Scan the data that follows and count the lines with the string "this"; answer with the count alone.
***
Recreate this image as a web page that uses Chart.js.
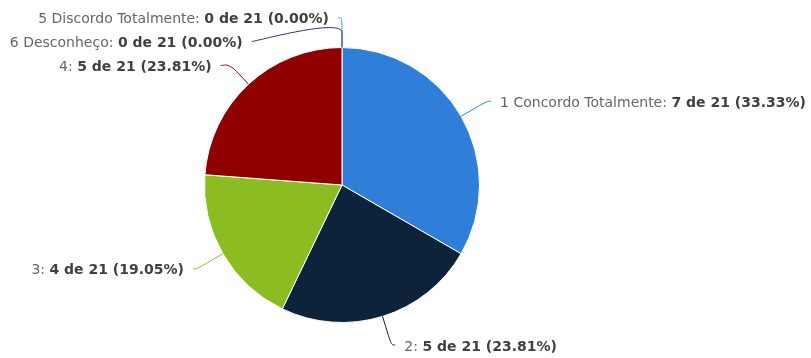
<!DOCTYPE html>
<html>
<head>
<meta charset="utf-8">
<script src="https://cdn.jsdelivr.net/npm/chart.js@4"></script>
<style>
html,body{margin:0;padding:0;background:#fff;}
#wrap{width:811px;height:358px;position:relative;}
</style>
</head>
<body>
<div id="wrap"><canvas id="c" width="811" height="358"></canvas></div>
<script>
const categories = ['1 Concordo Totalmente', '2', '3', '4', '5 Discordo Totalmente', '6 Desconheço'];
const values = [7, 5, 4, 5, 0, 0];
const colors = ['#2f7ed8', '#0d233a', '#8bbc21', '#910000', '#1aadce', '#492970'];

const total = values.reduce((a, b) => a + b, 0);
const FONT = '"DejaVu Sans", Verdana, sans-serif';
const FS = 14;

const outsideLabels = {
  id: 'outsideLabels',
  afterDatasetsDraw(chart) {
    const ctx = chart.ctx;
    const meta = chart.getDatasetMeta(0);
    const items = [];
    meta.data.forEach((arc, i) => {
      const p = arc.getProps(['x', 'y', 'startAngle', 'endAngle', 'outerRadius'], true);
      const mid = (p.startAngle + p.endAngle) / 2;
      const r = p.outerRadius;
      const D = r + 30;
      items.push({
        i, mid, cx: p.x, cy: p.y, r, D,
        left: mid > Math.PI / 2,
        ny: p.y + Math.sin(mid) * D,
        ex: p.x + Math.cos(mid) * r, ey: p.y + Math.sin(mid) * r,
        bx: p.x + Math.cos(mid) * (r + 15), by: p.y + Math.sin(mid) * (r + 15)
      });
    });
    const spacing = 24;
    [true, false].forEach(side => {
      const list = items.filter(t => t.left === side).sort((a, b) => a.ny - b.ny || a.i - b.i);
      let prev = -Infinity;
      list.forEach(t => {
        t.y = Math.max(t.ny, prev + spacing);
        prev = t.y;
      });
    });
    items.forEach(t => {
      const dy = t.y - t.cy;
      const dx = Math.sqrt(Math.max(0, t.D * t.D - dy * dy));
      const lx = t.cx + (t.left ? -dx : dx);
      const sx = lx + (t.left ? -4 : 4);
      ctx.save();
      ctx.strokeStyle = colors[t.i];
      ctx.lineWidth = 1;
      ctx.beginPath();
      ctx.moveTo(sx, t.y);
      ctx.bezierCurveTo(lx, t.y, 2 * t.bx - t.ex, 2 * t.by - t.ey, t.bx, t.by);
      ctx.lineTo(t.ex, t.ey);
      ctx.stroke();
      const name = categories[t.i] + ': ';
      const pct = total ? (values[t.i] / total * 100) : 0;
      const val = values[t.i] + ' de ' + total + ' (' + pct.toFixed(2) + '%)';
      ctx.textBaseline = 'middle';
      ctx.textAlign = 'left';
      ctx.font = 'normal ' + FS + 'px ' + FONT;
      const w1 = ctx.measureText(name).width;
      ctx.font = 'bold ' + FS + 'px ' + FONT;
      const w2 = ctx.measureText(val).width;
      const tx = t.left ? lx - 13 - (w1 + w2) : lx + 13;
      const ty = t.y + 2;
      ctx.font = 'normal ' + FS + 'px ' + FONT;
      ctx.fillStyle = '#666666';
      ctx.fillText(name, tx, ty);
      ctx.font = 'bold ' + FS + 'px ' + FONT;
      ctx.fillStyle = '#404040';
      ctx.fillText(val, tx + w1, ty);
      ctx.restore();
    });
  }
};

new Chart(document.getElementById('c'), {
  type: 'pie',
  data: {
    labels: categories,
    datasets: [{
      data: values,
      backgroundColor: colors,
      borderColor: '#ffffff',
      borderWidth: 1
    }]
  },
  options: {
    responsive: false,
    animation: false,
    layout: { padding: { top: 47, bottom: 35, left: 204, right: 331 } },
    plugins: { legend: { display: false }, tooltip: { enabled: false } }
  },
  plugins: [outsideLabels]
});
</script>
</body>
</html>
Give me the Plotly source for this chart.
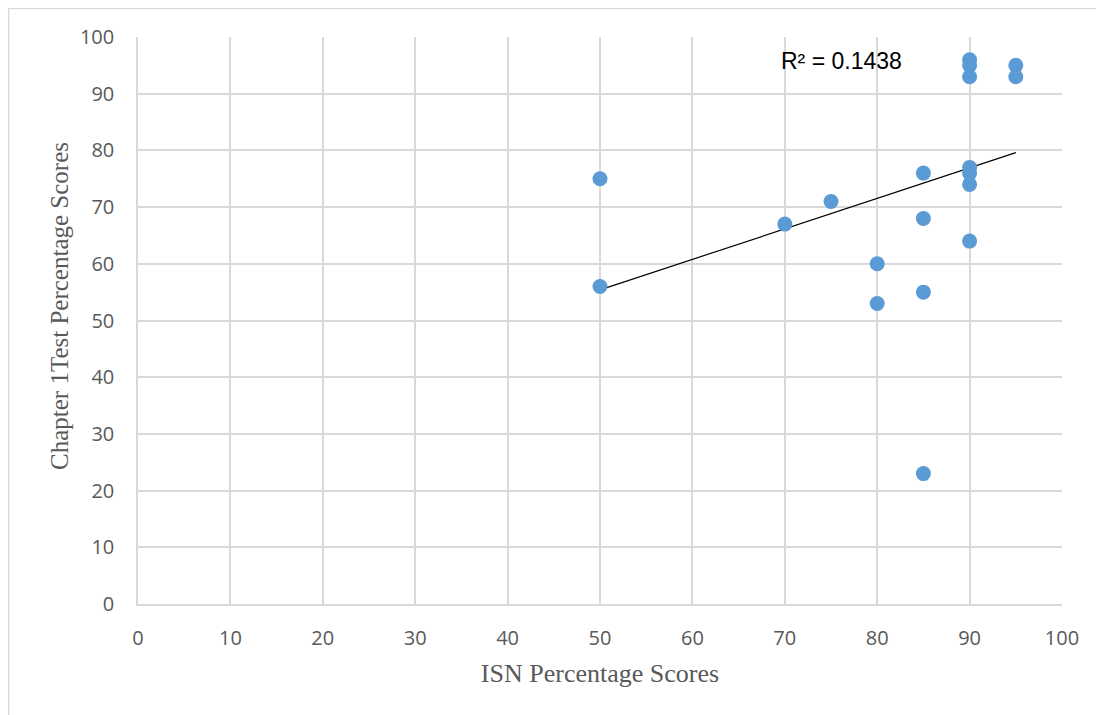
***
- _Task solution_:
2